Wednesday, June 24, 2015

Jeff Bezos: "We go against the math which always says that the smart move is to raise prices."

Amazon's book value at the end of 2005 about $250 million, at that time Amazon founder Jeff Bezos wrote;


"As our shareholders know, we have made a decision to continuously and significantly lower prices for customers year after year as our efficiency and scale make it possible. This is an example of a very important decision that cannot be made in a math-based way. In fact, when we lower prices, we go against the math that we can do, which always says that the smart move is to raise prices. We have significant data related to price elasticity. With fair accuracy, we can predict that a price reduction of a certain percentage will result in an increase in units sold of a certain percentage. With rare exceptions, the volume increase in the short term is never enough to pay for the price decrease. However, our quantitative understanding of elasticity is short-term. We can estimate what a price reduction will do this week and this quarter. But we cannot numerically estimate the effect that consistently lowering prices will have on our business over five years or ten years or more. Our judgment is that relentlessly returning efficiency improvements and scale economies to customers in the form of lower prices create a virtuous cycle that leads over the long term to a much larger dollar amount of free cash flow, and thereby to a much more valuable Amazon.com."

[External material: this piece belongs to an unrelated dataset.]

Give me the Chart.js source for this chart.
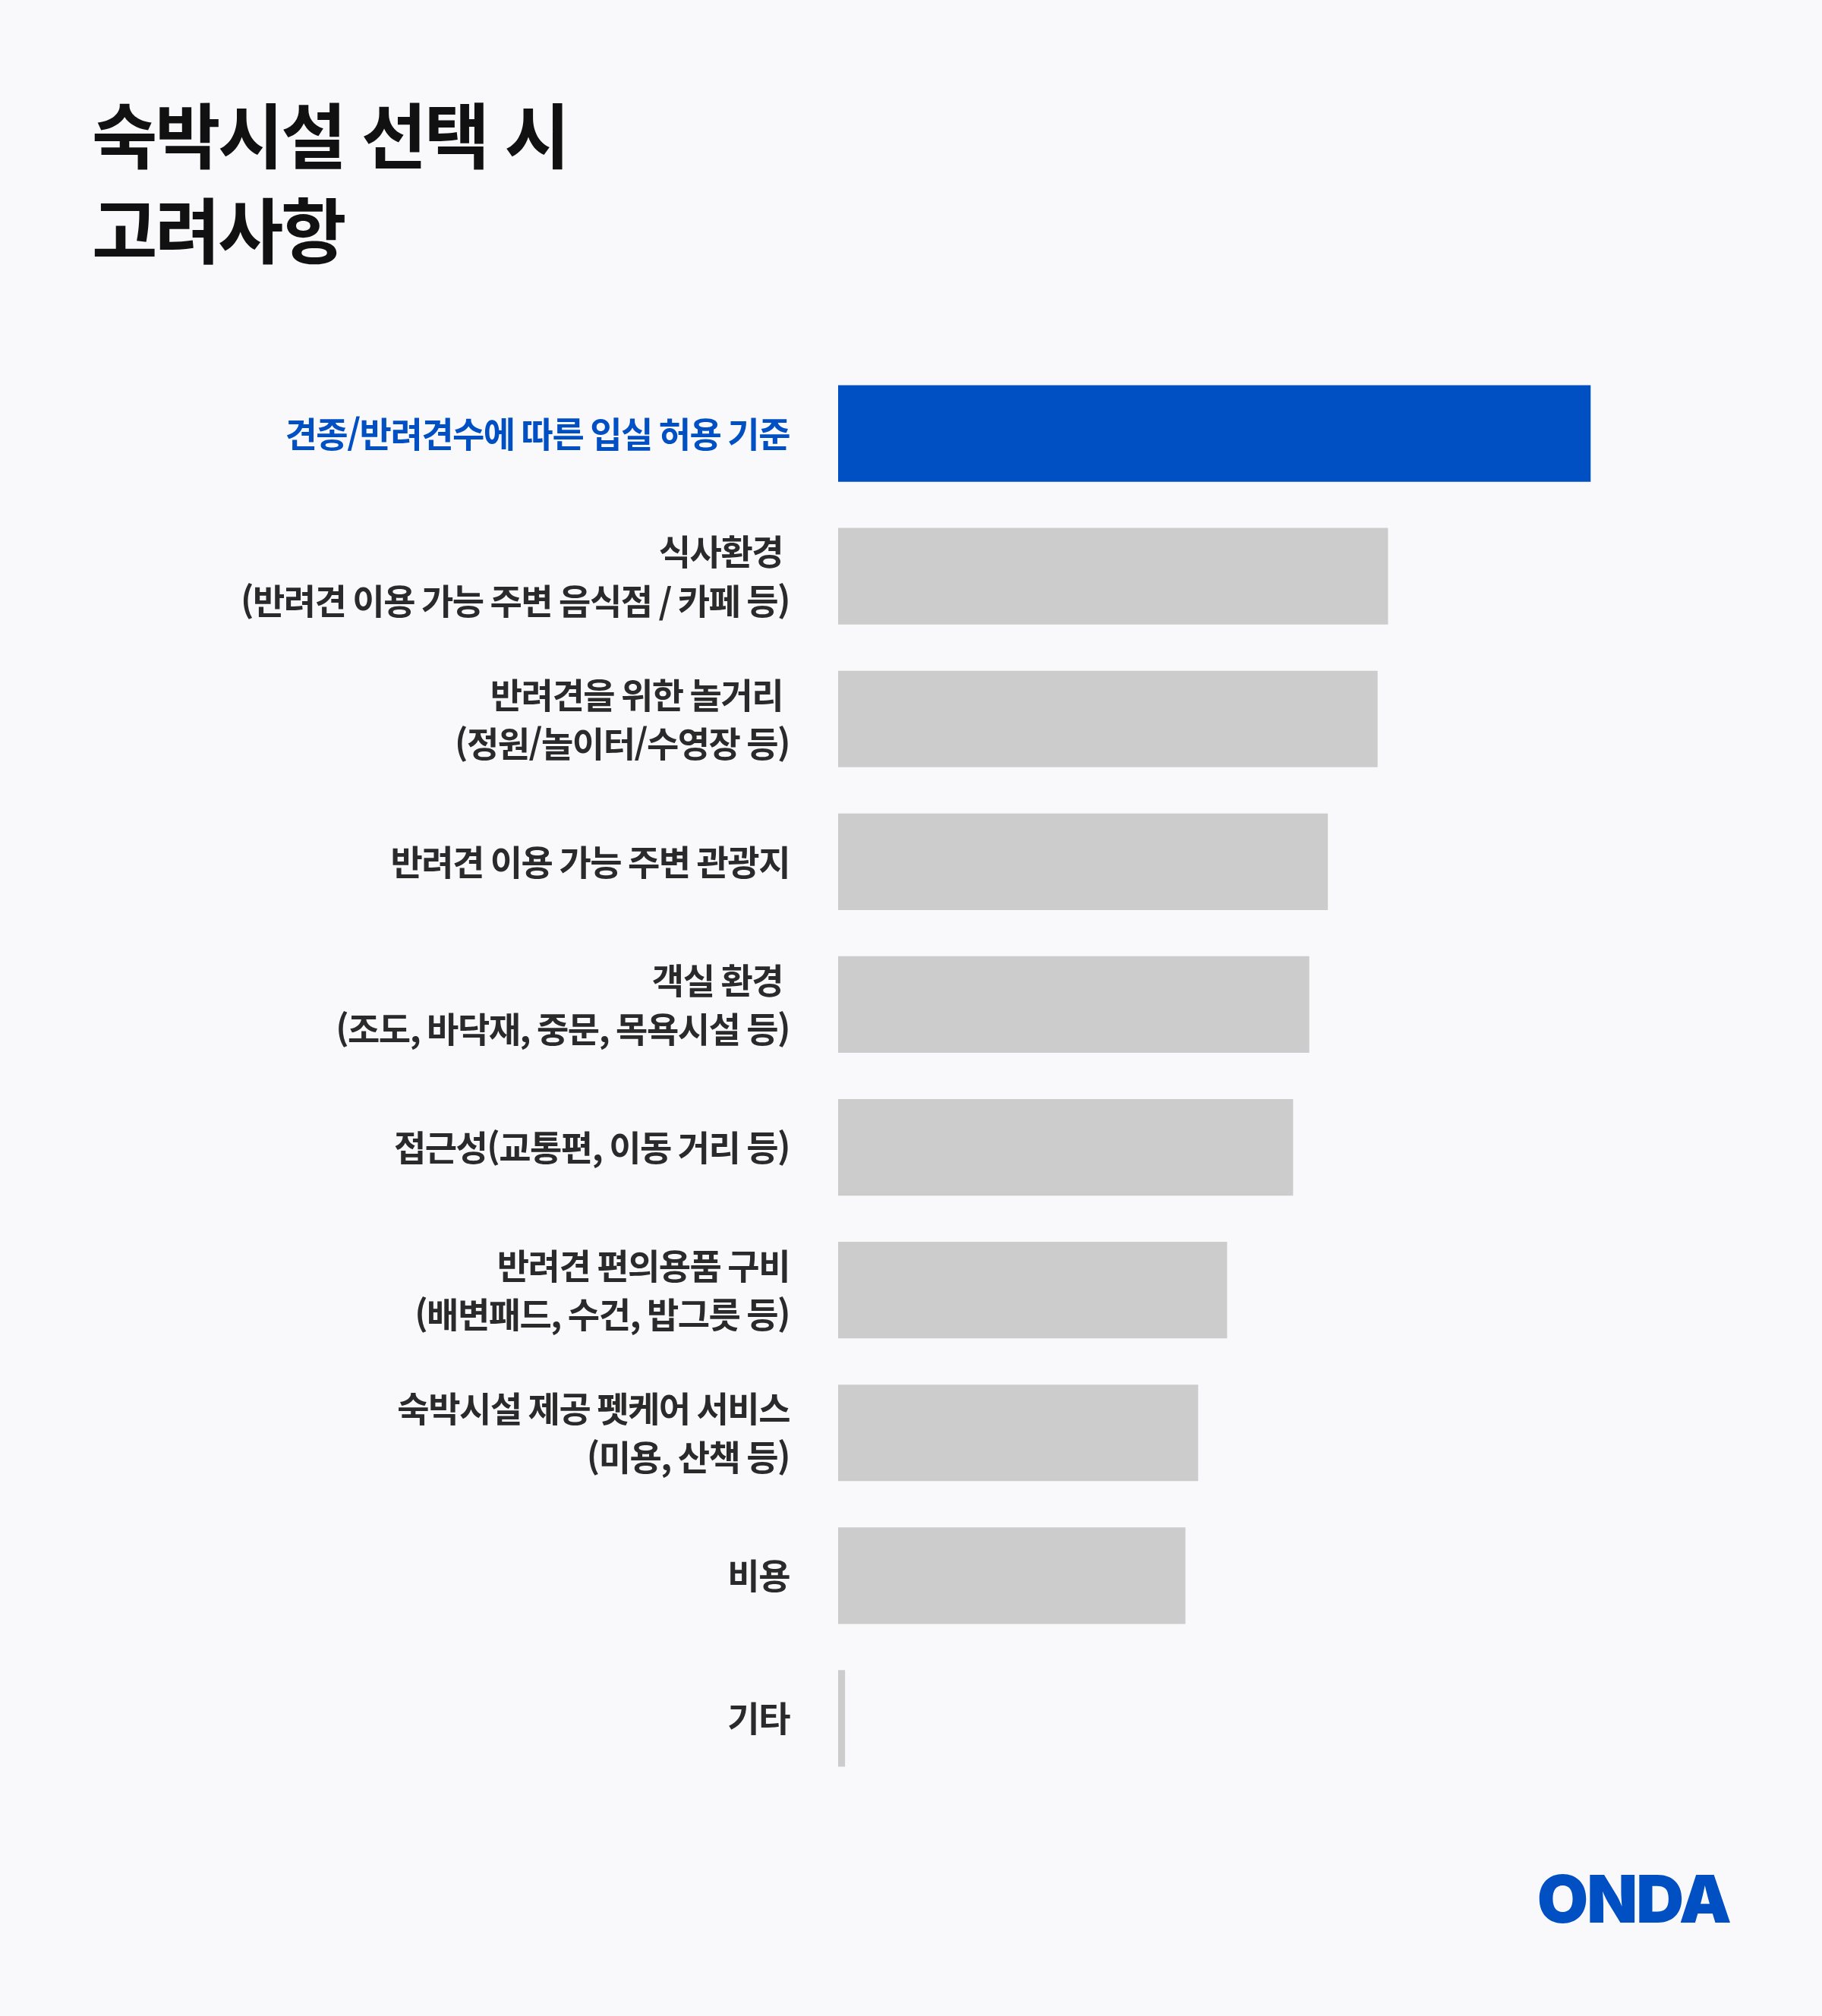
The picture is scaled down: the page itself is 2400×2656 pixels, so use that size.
<!DOCTYPE html>
<html lang="ko">
<head>
<meta charset="utf-8">
<script src="https://cdn.jsdelivr.net/npm/chart.js@4.4.0/dist/chart.umd.min.js"></script>
<style>
  html, body { margin: 0; padding: 0; background: #F9F9FB; }
  #wrap { position: relative; width: 2400px; height: 2656px; }
  #chart { position: absolute; left: 0; top: 0; }
  .titulo {
    position: absolute; left: 121px; top: 112px; margin: 0;
    font-family: "Noto Sans CJK KR", sans-serif; font-weight: 700;
    font-size: 94px; line-height: 125px; letter-spacing: -3.5px; color: #111111;
  }
  .logo {
    position: absolute; right: 121px; top: 2458px;
    font-family: Inter, sans-serif; font-weight: 900;
    font-size: 87px; line-height: 1; letter-spacing: -2px; color: #0050C4;
  }
</style>
</head>
<body>
<div id="wrap">
  <h1 class="titulo">숙박시설 선택 시<br>고려사항</h1>
  <canvas id="chart" width="2400" height="2656"></canvas>
  <div class="logo">ONDA</div>
</div>
<script>
/* categorias (rótulos do eixo y) */
const categorias = [
  "견종/반려견수에 따른 입실 허용 기준",
  ["식사환경 ", "(반려견 이용 가능 주변 음식점 / 카페 등)"],
  ["반려견을 위한 놀거리 ", "(정원/놀이터/수영장 등)"],
  "반려견 이용 가능 주변 관광지",
  ["객실 환경 ", "(조도, 바닥재, 중문, 목욕시설 등)"],
  "접근성(교통편, 이동 거리 등)",
  ["반려견 편의용품 구비", "(배변패드, 수건, 밥그릇 등)"],
  ["숙박시설 제공 펫케어 서비스", "(미용, 산책 등)"],
  "비용",
  "기타"
];

/* valores (escala sem eixo visível) */
const valores = [65.0, 47.5, 46.6, 42.3, 40.7, 39.3, 33.6, 31.1, 30.0, 0.6];

/* cores: primeira barra em destaque */
const corDestaque = "#0050C4";
const corCinza = "#CCCCCC";
const cores = valores.map((v, i) => (i === 0 ? corDestaque : corCinza));

const data = {
  labels: categorias,
  datasets: [
    {
      data: valores,
      backgroundColor: cores,
      borderWidth: 0,
      categoryPercentage: 1,
      barPercentage: 0.676,
    },
  ],
};

// espaçamento entre letras mais apertado nos rótulos
const apertaTexto = {
  id: "apertaTexto",
  beforeDraw(chart) {
    chart.ctx.letterSpacing = "-1.5px";
  },
};

const config = {
  type: "bar",
  data: data,
  plugins: [apertaTexto],
  options: {
    indexAxis: "y",
    responsive: false,
    animation: false,
    layout: {
      padding: { top: 477, bottom: 298, right: 76, left: 0 },
    },
    plugins: {
      legend: { display: false },
      tooltip: { enabled: false },
    },
    scales: {
      x: {
        display: false,
        min: 0,
        max: 80,
      },
      y: {
        grid: { display: false, drawTicks: false },
        border: { display: false },
        afterFit: function (eixo) { eixo.width = 1104; }, // barras começam em x=1104
        ticks: {
          padding: 64,
          color: (ctx) => (ctx.index === 0 ? corDestaque : "#2A2A2A"),
          font: {
            family: '"Noto Sans CJK KR", sans-serif',
            size: 46,
            weight: "bold",
            lineHeight: 1.4,
          },
        },
      },
    },
  },
};

let myChart = new Chart(document.getElementById("chart"), config);
</script>
</body>
</html>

In the 10 years following the statement above Amazon's book value increased more than 4000% to $10,7 billion today.  

Sam Walton of Walmart and Amazon’s Jeff Bezos both got this. They understood the value of leveraging supply chain capability to delight a critical market segment, or to support an initiative that differentiates them from the competition, or to focus on the “big” economics (top line or total profit, for example) rather than traditional supply chain cost minimization (lower cost of goods sold % ie increasing gross margin %s). Bezos is often credited with developing the “Amazon Flywheel of Growth” on a napkin.

Exhibit 1
The reality is when several senior executives from Walmart joined Amazon, they brought with them the concept of Sam Walton’s “Productivity Loop,” which Bezos then adapted to Amazon. (Exhibit 1depicts the Flywheel and Productivity Loop.) The point is that for both Walmart and Amazon, value and service drive revenue growth; revenue growth drives efficiency, leading to more value and more customers; more customers drive more efficiency, value and growth; and the loop or flywheel continues to spin.